Giovanni Bruno, vita da chef sul superyacht Tranquility

Il cuoco monregalese gira il mondo a servizio di clientele diverse, compresi diversi VIP. La sua storia sul magazine internazionale “Imperium”

Giovanni Bruno

Più del 70% della sfera terrestre è coperta da oceani e mari: elementi fondamentali nella vita dell’uomo, ma da sempre anche una straordinaria via di comunicazione e di turismo. Per chi ne ha le possibilità anche con tutte le comodità possibili e immaginabili, dalla crociera al panfilo. O ancora più su. Come il Tranquility, non uno yacht, ma un superyacht di 91,50 m varato presso il cantiere Oceanco di Alblasserdam (Paesi Bassi) e di proprietà di un gruppo malese.
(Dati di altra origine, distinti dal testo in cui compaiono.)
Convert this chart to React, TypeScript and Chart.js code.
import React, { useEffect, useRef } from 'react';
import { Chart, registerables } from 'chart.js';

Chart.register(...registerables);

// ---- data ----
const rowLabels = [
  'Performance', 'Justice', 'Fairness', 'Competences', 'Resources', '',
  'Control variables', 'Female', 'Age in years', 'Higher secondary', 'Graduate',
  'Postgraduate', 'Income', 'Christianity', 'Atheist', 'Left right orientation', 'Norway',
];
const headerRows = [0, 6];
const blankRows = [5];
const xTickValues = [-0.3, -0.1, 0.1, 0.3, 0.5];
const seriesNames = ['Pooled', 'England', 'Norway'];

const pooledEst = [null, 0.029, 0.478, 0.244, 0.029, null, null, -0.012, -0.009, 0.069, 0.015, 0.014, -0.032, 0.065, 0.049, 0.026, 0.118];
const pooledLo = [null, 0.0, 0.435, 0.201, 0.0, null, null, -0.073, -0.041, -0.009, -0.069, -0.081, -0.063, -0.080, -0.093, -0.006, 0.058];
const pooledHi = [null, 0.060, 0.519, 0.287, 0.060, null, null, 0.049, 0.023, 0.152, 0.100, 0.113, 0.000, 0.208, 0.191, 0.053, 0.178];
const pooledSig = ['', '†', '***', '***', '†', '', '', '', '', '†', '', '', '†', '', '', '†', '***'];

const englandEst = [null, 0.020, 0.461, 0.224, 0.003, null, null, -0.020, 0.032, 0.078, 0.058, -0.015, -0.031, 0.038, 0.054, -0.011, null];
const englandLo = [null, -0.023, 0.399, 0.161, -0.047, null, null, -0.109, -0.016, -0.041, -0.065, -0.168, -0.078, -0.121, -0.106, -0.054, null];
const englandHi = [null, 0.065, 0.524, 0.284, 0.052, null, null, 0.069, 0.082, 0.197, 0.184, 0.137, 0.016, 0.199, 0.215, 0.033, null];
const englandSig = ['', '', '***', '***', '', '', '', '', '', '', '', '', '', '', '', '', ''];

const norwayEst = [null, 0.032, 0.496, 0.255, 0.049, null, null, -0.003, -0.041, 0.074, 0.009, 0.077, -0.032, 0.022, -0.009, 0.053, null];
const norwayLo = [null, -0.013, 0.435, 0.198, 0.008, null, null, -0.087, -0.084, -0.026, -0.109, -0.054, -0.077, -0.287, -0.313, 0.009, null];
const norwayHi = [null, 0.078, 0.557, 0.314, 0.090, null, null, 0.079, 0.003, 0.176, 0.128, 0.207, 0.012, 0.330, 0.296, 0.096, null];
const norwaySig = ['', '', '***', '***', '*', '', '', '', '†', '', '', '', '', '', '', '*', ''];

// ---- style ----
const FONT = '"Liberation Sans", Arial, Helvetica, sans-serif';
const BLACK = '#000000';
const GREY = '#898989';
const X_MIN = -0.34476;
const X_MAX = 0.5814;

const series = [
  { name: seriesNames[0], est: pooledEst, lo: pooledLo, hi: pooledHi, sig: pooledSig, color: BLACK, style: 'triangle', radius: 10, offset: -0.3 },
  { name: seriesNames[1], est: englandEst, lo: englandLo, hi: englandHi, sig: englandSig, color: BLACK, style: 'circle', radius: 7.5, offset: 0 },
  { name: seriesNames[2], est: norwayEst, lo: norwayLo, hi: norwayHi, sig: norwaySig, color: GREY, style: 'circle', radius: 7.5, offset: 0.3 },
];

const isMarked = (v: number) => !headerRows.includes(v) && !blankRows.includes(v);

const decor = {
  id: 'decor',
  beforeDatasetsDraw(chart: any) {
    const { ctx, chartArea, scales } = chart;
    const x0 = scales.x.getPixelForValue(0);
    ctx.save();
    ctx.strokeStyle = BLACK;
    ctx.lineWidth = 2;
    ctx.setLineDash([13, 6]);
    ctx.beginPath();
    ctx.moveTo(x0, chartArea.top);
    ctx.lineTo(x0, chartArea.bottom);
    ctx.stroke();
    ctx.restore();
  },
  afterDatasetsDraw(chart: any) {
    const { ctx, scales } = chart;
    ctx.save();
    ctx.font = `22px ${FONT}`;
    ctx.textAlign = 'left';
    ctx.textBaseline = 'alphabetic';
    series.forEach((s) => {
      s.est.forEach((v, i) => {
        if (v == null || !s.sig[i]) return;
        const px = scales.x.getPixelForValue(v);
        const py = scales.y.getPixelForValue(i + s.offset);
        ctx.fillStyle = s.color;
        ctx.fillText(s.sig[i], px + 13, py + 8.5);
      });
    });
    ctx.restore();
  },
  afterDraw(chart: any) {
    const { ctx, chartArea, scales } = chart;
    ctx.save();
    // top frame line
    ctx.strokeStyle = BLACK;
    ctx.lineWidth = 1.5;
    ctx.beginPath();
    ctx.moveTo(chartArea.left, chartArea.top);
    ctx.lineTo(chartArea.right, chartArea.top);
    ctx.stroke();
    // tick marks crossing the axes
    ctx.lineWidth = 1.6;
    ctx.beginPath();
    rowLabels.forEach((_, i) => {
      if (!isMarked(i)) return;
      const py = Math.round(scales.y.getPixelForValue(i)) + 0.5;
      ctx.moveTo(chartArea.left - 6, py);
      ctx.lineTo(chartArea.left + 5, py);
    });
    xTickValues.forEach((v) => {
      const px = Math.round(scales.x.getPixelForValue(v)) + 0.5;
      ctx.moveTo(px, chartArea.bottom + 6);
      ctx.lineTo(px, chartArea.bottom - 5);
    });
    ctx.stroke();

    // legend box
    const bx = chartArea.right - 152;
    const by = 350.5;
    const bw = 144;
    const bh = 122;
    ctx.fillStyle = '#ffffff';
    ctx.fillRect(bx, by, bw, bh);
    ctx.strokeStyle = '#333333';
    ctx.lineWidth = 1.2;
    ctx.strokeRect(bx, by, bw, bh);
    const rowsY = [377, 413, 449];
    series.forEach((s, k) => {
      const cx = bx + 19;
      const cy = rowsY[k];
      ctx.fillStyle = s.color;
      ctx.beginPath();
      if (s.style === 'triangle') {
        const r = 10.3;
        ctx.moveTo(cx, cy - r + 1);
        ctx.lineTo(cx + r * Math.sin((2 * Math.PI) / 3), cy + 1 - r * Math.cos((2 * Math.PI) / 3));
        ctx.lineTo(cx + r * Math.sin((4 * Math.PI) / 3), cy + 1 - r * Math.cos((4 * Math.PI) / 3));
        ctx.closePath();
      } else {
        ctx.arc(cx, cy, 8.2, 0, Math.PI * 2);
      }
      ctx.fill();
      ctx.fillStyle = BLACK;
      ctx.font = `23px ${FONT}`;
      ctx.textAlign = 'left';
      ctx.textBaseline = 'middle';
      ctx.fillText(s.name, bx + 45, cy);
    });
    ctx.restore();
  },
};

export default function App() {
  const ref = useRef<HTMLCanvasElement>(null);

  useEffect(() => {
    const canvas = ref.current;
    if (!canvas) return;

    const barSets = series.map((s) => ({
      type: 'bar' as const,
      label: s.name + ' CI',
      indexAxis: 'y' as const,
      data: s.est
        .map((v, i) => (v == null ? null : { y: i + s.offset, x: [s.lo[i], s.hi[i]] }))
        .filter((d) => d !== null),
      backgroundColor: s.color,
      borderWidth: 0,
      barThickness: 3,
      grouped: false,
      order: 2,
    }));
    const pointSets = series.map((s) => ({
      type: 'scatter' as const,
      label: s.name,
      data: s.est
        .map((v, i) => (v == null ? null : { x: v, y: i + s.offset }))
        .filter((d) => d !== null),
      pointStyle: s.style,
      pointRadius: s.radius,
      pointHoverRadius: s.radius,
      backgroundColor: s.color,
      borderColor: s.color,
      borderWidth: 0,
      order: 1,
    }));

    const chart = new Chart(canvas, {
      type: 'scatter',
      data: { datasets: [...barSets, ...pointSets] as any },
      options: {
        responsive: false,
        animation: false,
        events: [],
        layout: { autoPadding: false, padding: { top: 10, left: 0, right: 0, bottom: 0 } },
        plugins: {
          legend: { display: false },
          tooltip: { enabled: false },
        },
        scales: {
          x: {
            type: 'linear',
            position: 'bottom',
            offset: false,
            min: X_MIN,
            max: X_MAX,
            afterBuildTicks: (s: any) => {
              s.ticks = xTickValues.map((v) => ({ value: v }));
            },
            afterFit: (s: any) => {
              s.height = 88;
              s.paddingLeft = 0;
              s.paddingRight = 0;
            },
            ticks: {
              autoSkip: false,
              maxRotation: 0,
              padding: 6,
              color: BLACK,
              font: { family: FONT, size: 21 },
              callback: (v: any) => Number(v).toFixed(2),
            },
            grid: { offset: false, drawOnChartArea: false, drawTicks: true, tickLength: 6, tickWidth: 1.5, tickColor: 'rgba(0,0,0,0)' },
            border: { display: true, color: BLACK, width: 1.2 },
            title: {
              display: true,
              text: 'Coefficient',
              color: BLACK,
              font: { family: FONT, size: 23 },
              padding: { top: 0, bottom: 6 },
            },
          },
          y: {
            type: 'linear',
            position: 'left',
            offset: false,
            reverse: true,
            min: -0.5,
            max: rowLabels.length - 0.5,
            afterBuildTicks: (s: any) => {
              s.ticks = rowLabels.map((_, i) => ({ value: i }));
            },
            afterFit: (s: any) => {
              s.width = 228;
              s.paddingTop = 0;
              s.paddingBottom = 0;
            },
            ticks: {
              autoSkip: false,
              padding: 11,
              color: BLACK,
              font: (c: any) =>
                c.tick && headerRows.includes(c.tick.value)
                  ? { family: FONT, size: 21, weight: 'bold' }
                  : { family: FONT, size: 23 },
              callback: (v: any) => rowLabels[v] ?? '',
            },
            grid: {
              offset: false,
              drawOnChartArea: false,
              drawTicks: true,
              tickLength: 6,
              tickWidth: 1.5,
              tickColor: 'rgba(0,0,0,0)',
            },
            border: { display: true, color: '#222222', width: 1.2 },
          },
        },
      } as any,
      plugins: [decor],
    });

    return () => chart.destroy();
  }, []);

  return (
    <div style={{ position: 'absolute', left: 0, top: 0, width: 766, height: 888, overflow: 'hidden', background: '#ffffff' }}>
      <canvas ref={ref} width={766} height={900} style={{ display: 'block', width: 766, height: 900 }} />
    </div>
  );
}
Dedicato a super crociere esclusive in tutto il mondo, è noto per essere uno dei più belli sul mercato. Un’esperienza unica, ovviamente non per tutte le tasche.
Le strutture della nave (con inserti in legni e marmi di pregio) includono una sauna, una pista di atterraggio per elicotteri, una piscina, una palestra, un centro benessere, un cinema e una vasca idromassaggio sul ponte. È abbastanza? No, perché, ovunque si approdi, l’esperienza culinaria è fondamentale per apprezzare un luogo o un viaggio. Per questo il Tranquility (che può ospitare fino a 22 ospiti con equipaggio di 31 persone) si affida ad un’eccellenza monregalese come Giovanni Bruno, capo chef a bordo. A raccontare la sua storia è stata in questi giorni la rivista “Imperium”, specializzata in contenuti che illustrano il meglio del settore del lusso. «Mentre lavoravo in un ristorante all’isola d’Elba sono stato avvicinato da un cliente che mi ha offerto un posto sulla barca come suo chef. Da lì è partita la mia carriera nello yachting (navigazione da diporto su mezzi privati, ndr)». Giovanni Bruno ha iniziato il suo viaggio in giovane età e, come spesso accade, la scintilla è sbocciata nella casa di famiglia. Una passione condivisa con la sorella Simona, impegnata nel settore catering. «Cucinavo spesso con mia nonna e piano piano mi appassionavo di più ai piatti che preparavo. Poi la mia carriera di cuoco professionista si è avviata 22 anni fa, dopo aver compiuto 18 anni». Da qui è partito un lungo e proficuo percorso che da Mondovì, passando per l’Istituto Alberghiero e qualche esperienza in città, lo ha portato a lavorare negli Stati Uniti, in Australia, poi in cucine importanti come quella di un mostro sacro come Gualtiero Marchesi o al Savini di Milano. «All’Elba lavoravo con l’amico Andrea Fraire (di cui è anche testimone di nozze, ndr), altro chef monregalese che adesso lavora ad Honk Kong e gestisce 90 cuochi in un club super esclusivo. Con il primo armatore ho lavorato tanto in villa in Israele e a Londra, con il secondo in villa a Dubai».
La cucina è passione e fatica, ma un ristorante sulla terraferma è comunque un porto sicuro. Su uno yacht che gira il mondo a servizio di clientele diverse, compresi diversi VIP internazionali (ma tutto è top secret), non ci sono schemi ripetibili. «In un ristorante hai un menu fisso, per il quale sei sempre preparato. Sullo yacht tutto è fluido, devi sempre essere all’erta, pronto ad adattarti alla situazione successiva. Cerco di recarmi nei mercati alimentari locali e di assecondare le richieste degli ospiti. La più insolita? Una frittata di salsiccia viennese ricoperta di caviale».
Da bravo piemontese, spiega Giovanni nell’intervista, «ho una propensione per il vino Barolo, ma quando un viaggio impegnativo è finito, però, niente aiuta meglio a rilassarsi di un Negroni».
Ma cosa lascia professionalmente (e non solo) un’esperienza di questo genere? «Il contatto con tutte le culture del mondo impari, sempre a conoscere gente e mondi nuovi» ci spiega Giovanni, nei giorni scorsi in Francia. Arriverà il momento di restare di nuovo a terra? «La voglia di fermarmi è tanta ed è quasi giunto il momento, sto lavorando a un nuovo progetto».